* **Problem details**:
Your task is to repeat the lines below exactly, excluding any pictures they contain.

* Start *

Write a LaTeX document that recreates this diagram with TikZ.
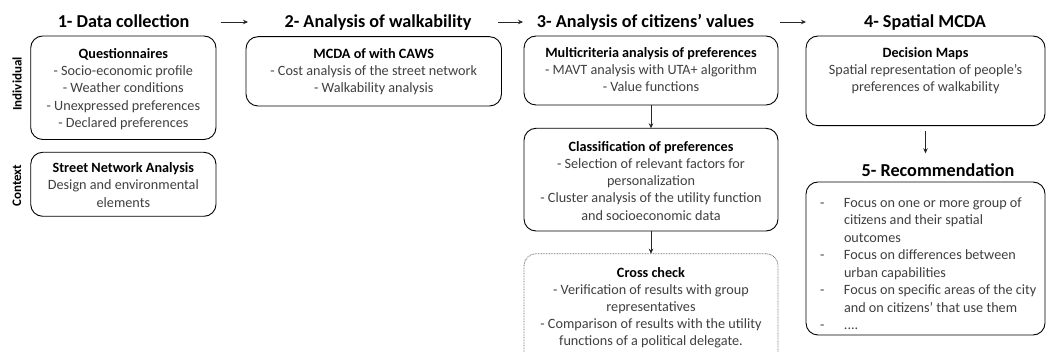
\documentclass[tikz,border=0pt]{standalone}
\usepackage{fontspec}
\setmainfont{Carlito}
\usetikzlibrary{arrows.meta}
\definecolor{bodygray}{HTML}{404040}
\newcommand\panel[4]{\begin{minipage}[c][#1][t]{#2}\centering\vspace*{#3}\strut#4\end{minipage}}
\newcommand\hd[1]{\textcolor{black}{\bfseries #1}}
\newcommand\recdash{\hspace*{14pt}\makebox[24pt][l]{-}}
\newcommand\recind{\hspace*{38pt}}
\tikzset{
  box/.style={draw=black, line width=0.9pt, rounded corners=12pt, anchor=north west,
    inner sep=0pt, outer sep=0pt, text=bodygray, font=\fontsize{14.2}{17.2}\selectfont},
  dotbox/.style={box, draw=black!55, dash pattern=on 0.8pt off 0.8pt, line width=0.8pt},
  title/.style={anchor=base, inner sep=0pt, font=\fontsize{18.2}{21}\selectfont\bfseries,
    text height=14pt, text depth=2pt},
  side/.style={rotate=90, inner sep=0pt, font=\fontsize{13}{15}\selectfont\bfseries},
  link/.style={draw=black!85, line width=0.7pt, -{Stealth[length=5pt,width=4.5pt]}},
}
\begin{document}
\begin{tikzpicture}[x=1pt,y=-1pt]
\clip (0,0) rectangle (1049,352);
\fill[white] (0,0) rectangle (1049,352);
% titles
\node[title] (t1) at (123.6,28) {1- Data collection};
\node[title] (t2) at (378,28) {2- Analysis of walkability};
\node[title] (t3) at (645.5,28) {3- Analysis of citizens’ values};
\node[title] (t4) at (925,28) {4- Spatial MCDA};
\node[title] (t5) at (938,176.5) {5- Recommendation};
% side labels
\node[side] (ind) at (17,84) {Individual};
\node[side] (ctx) at (17,185.5) {Context};
% boxes
\node[box] (quest) at (30.7,36) {\panel{103.5pt}{185.3pt}{10.5pt}{\hd{Questionnaires}\\
  - Socio-economic profile\\- Weather conditions\\- Unexpressed preferences\\- Declared preferences}};
\node[box] (street) at (30.7,152.3) {\panel{64pt}{185.3pt}{8.4pt}{\hd{Street Network Analysis}\\
  Design and environmental\\elements}};
\node[box] (mcda) at (246,36.7) {\panel{69.3pt}{255.5pt}{9.6pt}{\hd{MCDA of with CAWS}\\
  - Cost analysis of the street network\\- Walkability analysis}};
\node[box] (multi) at (524,36) {\panel{69pt}{254pt}{9pt}{\hd{Multicriteria analysis of preferences}\\
  - MAVT analysis with UTA+ algorithm\\- Value functions}};
\node[box] (class) at (524,128.3) {\panel{102.7pt}{254pt}{11pt}{\hd{Classification of preferences}\\
  - Selection of relevant factors for\\personalization\\- Cluster analysis of the utility function\\and socioeconomic data}};
\node[dotbox] (cross) at (524,253.7) {\panel{112pt}{254pt}{11.4pt}{\hd{Cross check}\\
  - Verification of results with group\\representatives\\- Comparison of results with the utility\\functions of a political delegate.}};
\node[box] (dm) at (806,36) {\panel{89.7pt}{239pt}{9pt}{\hd{Decision Maps}\\
  Spatial representation of people’s\\preferences of walkability}};
\node[box] (rec) at (806,182) {\begin{minipage}[c][153pt][t]{239pt}\fontsize{14.2}{17.5}\selectfont\raggedright
  \vspace*{13pt}\strut\recdash Focus on one or more group of\\
  \recind citizens and their spatial\\
  \recind outcomes\\
  \recdash Focus on differences between\\
  \recind urban capabilities\\
  \recdash Focus on specific areas of the city\\
  \recind and on citizens’ that use them\\
  \recdash ....\end{minipage}};
% connectors
\draw[link, shorten <=97pt, shorten >=130pt] (t1.center) -- (t2.center);
\draw[link, shorten <=120pt, shorten >=122.5pt] (t2.center) -- (t3.center);
\draw[link, shorten <=134.5pt, shorten >=119pt] (t3.center) -- (t4.center);
\draw[link] (multi.south) -- (class.north);
\draw[link] (class.south) -- (cross.north);
\draw[link, shorten <=5pt, shorten >=9pt] (dm.south) -- (dm.south |- t5.north);
\end{tikzpicture}
\end{document}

* End *

* **Answer to the task**:
Write a LaTeX document that recreates this diagram with TikZ.
\documentclass[tikz,border=0pt]{standalone}
\usepackage{fontspec}
\setmainfont{Carlito}
\usetikzlibrary{arrows.meta}
\definecolor{bodygray}{HTML}{404040}
\newcommand\panel[4]{\begin{minipage}[c][#1][t]{#2}\centering\vspace*{#3}\strut#4\end{minipage}}
\newcommand\hd[1]{\textcolor{black}{\bfseries #1}}
\newcommand\recdash{\hspace*{14pt}\makebox[24pt][l]{-}}
\newcommand\recind{\hspace*{38pt}}
\tikzset{
  box/.style={draw=black, line width=0.9pt, rounded corners=12pt, anchor=north west,
    inner sep=0pt, outer sep=0pt, text=bodygray, font=\fontsize{14.2}{17.2}\selectfont},
  dotbox/.style={box, draw=black!55, dash pattern=on 0.8pt off 0.8pt, line width=0.8pt},
  title/.style={anchor=base, inner sep=0pt, font=\fontsize{18.2}{21}\selectfont\bfseries,
    text height=14pt, text depth=2pt},
  side/.style={rotate=90, inner sep=0pt, font=\fontsize{13}{15}\selectfont\bfseries},
  link/.style={draw=black!85, line width=0.7pt, -{Stealth[length=5pt,width=4.5pt]}},
}
\begin{document}
\begin{tikzpicture}[x=1pt,y=-1pt]
\clip (0,0) rectangle (1049,352);
\fill[white] (0,0) rectangle (1049,352);
% titles
\node[title] (t1) at (123.6,28) {1- Data collection};
\node[title] (t2) at (378,28) {2- Analysis of walkability};
\node[title] (t3) at (645.5,28) {3- Analysis of citizens’ values};
\node[title] (t4) at (925,28) {4- Spatial MCDA};
\node[title] (t5) at (938,176.5) {5- Recommendation};
% side labels
\node[side] (ind) at (17,84) {Individual};
\node[side] (ctx) at (17,185.5) {Context};
% boxes
\node[box] (quest) at (30.7,36) {\panel{103.5pt}{185.3pt}{10.5pt}{\hd{Questionnaires}\\
  - Socio-economic profile\\- Weather conditions\\- Unexpressed preferences\\- Declared preferences}};
\node[box] (street) at (30.7,152.3) {\panel{64pt}{185.3pt}{8.4pt}{\hd{Street Network Analysis}\\
  Design and environmental\\elements}};
\node[box] (mcda) at (246,36.7) {\panel{69.3pt}{255.5pt}{9.6pt}{\hd{MCDA of with CAWS}\\
  - Cost analysis of the street network\\- Walkability analysis}};
\node[box] (multi) at (524,36) {\panel{69pt}{254pt}{9pt}{\hd{Multicriteria analysis of preferences}\\
  - MAVT analysis with UTA+ algorithm\\- Value functions}};
\node[box] (class) at (524,128.3) {\panel{102.7pt}{254pt}{11pt}{\hd{Classification of preferences}\\
  - Selection of relevant factors for\\personalization\\- Cluster analysis of the utility function\\and socioeconomic data}};
\node[dotbox] (cross) at (524,253.7) {\panel{112pt}{254pt}{11.4pt}{\hd{Cross check}\\
  - Verification of results with group\\representatives\\- Comparison of results with the utility\\functions of a political delegate.}};
\node[box] (dm) at (806,36) {\panel{89.7pt}{239pt}{9pt}{\hd{Decision Maps}\\
  Spatial representation of people’s\\preferences of walkability}};
\node[box] (rec) at (806,182) {\begin{minipage}[c][153pt][t]{239pt}\fontsize{14.2}{17.5}\selectfont\raggedright
  \vspace*{13pt}\strut\recdash Focus on one or more group of\\
  \recind citizens and their spatial\\
  \recind outcomes\\
  \recdash Focus on differences between\\
  \recind urban capabilities\\
  \recdash Focus on specific areas of the city\\
  \recind and on citizens’ that use them\\
  \recdash ....\end{minipage}};
% connectors
\draw[link, shorten <=97pt, shorten >=130pt] (t1.center) -- (t2.center);
\draw[link, shorten <=120pt, shorten >=122.5pt] (t2.center) -- (t3.center);
\draw[link, shorten <=134.5pt, shorten >=119pt] (t3.center) -- (t4.center);
\draw[link] (multi.south) -- (class.north);
\draw[link] (class.south) -- (cross.north);
\draw[link, shorten <=5pt, shorten >=9pt] (dm.south) -- (dm.south |- t5.north);
\end{tikzpicture}
\end{document}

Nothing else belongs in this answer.